President Donald Trump sicced his lawyers on an accounting firm facing a subpoena for Trump’s financial records from the House Oversight and Reform Committee, threatening legal action if records are produced, Politico reported Monday.
Oversight chairman Rep. Elijah Cummings’s subpoena, to be issued today, would ask Mazars USA for more than a decade’s worth of Trump’s financial records as they relate to “the Trump Organization, the president’s revocable trust and other subsidiaries,” according to Politico.
In response, Trump lawyers William S. Consovoy and Stefan Passantino reportedly warned the firm with legal action if it were to follow through with the request, characterizing a potential subpoena as a politically motivated move by the Democrats to attack Trump.
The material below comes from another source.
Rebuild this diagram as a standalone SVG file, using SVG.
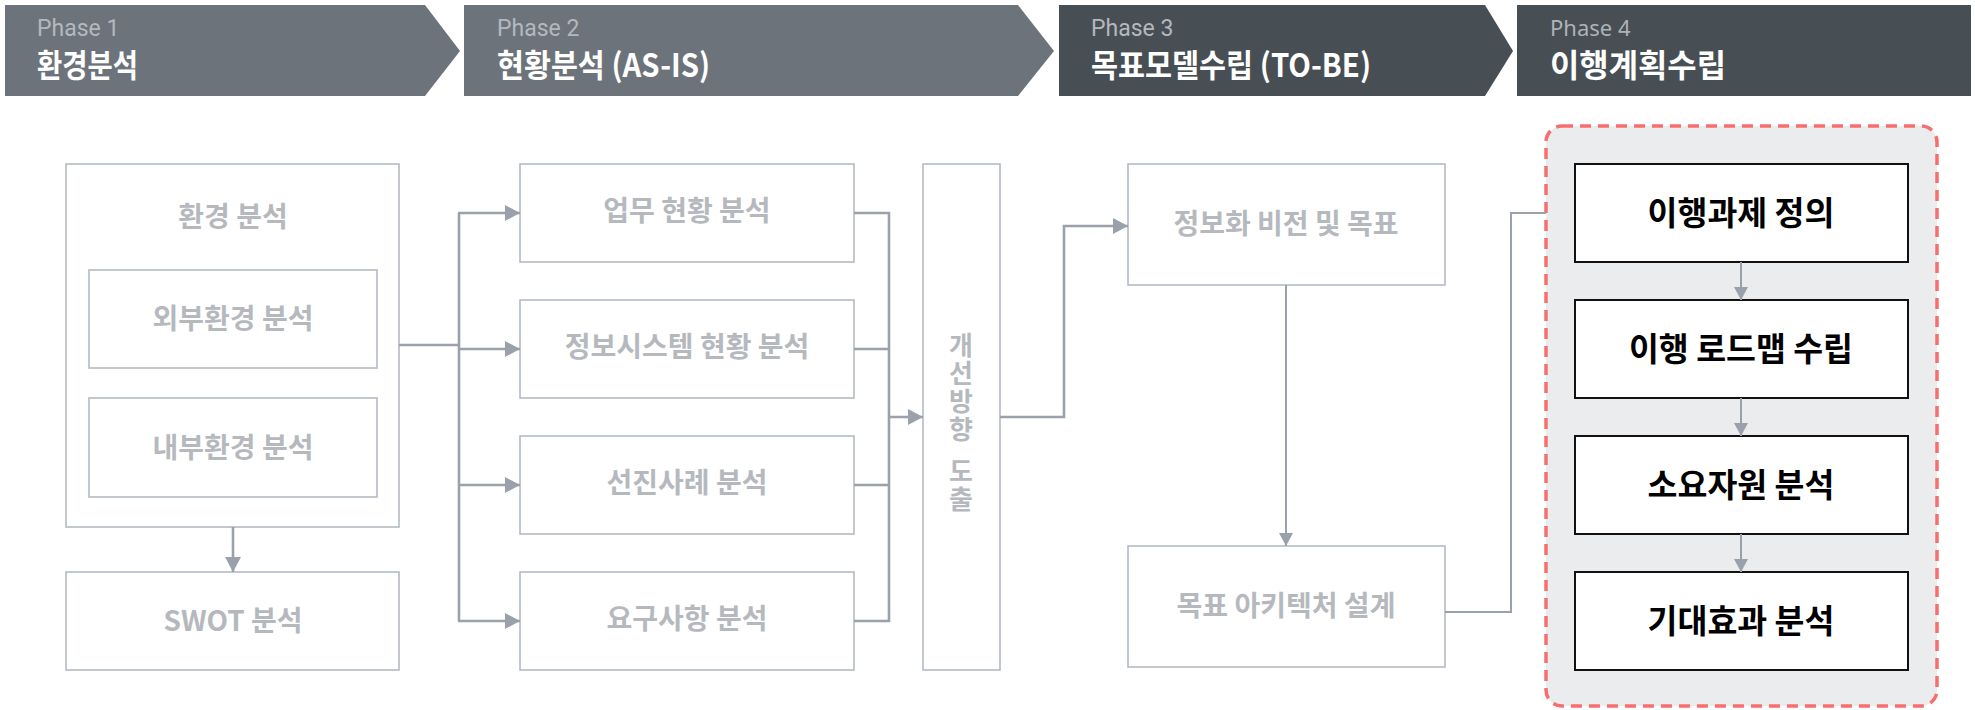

“It is no secret that the Democrat (sic) Party has decided to use its new House majority to launch a flood of investigations into the president’s personal affairs in hopes of using anything they can find to damage him politically,” Consovoy and Passantino wrote to Mazars’ outside counsel Jerry D. Bernstein. “The Democrats’ fervor has only intensified after the special counsel squelched their ‘Russia collusion’ narrative.”
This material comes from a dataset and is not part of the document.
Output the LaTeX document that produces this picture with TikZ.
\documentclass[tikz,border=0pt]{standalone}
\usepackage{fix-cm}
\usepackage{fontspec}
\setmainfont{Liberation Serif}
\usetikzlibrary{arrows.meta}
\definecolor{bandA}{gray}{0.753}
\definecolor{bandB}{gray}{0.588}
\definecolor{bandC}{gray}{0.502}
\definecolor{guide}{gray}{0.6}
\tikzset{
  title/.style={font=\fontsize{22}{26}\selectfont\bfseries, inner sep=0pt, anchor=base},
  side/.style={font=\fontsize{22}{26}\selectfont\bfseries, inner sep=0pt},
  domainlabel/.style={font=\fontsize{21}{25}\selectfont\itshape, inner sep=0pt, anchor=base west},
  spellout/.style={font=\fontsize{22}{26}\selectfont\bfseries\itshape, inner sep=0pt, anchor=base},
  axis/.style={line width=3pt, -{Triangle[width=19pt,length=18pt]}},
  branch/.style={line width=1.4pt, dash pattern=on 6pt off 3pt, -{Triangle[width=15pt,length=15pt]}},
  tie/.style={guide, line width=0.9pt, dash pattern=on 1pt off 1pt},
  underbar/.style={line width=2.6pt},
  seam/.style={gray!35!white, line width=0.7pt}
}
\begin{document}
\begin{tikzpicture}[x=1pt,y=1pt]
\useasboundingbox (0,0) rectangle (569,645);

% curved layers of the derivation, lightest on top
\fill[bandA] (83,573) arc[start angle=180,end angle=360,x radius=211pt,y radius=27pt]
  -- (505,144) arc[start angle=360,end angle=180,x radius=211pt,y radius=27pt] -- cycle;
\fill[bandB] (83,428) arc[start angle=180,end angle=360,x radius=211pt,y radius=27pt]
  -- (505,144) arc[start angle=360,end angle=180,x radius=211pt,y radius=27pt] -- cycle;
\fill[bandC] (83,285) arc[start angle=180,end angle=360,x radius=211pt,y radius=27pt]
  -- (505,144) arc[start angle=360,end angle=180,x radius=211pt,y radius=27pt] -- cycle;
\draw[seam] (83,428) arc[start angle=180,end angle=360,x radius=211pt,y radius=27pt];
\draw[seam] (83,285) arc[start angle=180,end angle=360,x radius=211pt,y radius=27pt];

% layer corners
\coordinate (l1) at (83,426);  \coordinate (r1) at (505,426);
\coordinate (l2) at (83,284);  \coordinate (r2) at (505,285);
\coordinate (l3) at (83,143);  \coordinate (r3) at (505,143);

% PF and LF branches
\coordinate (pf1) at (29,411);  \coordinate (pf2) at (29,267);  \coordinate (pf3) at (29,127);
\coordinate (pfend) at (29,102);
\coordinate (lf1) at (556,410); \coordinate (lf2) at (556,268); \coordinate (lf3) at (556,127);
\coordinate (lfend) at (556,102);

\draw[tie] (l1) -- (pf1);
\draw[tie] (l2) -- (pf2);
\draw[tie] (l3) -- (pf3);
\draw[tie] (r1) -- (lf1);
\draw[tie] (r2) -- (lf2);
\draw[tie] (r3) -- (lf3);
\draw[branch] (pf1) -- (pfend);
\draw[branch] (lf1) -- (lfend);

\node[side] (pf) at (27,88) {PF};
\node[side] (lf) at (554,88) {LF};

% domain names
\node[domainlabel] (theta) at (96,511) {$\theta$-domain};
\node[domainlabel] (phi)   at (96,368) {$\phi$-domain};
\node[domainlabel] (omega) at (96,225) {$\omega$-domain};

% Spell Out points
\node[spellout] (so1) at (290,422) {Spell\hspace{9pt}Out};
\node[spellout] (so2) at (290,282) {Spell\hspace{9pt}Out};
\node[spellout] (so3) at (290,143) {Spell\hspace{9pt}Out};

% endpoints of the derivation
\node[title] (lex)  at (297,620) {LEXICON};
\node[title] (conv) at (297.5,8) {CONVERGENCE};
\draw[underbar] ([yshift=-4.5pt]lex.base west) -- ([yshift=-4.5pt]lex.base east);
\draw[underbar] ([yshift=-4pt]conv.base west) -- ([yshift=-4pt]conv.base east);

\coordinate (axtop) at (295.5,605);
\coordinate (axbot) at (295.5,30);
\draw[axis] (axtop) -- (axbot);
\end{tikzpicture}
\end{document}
The move follows a broader trend of Trump trying to keep his financial records secret from the Democratic House, as the Democratic-run House Ways and Means Committee is currently mired in a battle with Treasury secretary Steve Mnuchin over Trump’s tax returns. On Monday, Mnuchin said he will “follow the law” and that the Treasury department was “consulting with the Department of Justice.”
This subpoena would follow the committee’s formal request made last month asking the firm to provide the records of more than 10 years of Trump’s financials. Cummings reportedly told the firm they wanted the documents to corroborate testimony from Trump’s former lawyer Michael Cohen that the president altered the value of his assets to his own benefit. At the time, Mazars requested a subpoena to be able to comply with the request.
In addition to all of this, Politico reported that Oversight ranking Republican member Rep. Jim Jordan apparently wrote his own incredibly dramatic memo sent to other members on the committee on Monday, calling Cummings’ subpoena an “irresponsible and gravely dangerous course of conduct in a singular obsession of attacking President Trump and his family for political gain.”
What a fitting development on Tax Day, huh?
Update, 9:50 p.m.:
The committee has now served the subpoena and released a memo in response to some of the objections raised by Jordan.
The memo read, in part:
[Jordan] inaccurately claimed in his memorandum that the Committee’s investigation is not a “responsible” use of the oversight power because the President’s financial records are “personal.” He also inaccurately claimed that I never “attempted to explain why his probe has any legitimacy.” As my memorandum set forth in detail on Friday, the documents being sought are key to the Committee’s ongoing investigations of matters squarely within our jurisdiction, including: whether the President may have engaged in illegal conduct before and during his tenure in office, whether the President has undisclosed conflicts of interest that may impair his ability to make impartial policy decisions, whether the President is complying with the Emoluments Clauses of the Constitution, and whether the President accurately reported his finances to the Office of Government Ethics and other federal entities.
The Ranking Member is embarking on an unprecedented path of partisanship that all Members of the House of Representatives should find concerning because it could have a detrimental impact on Congress’ ability to exercise its core Constitutional oversight responsibilities for years to come.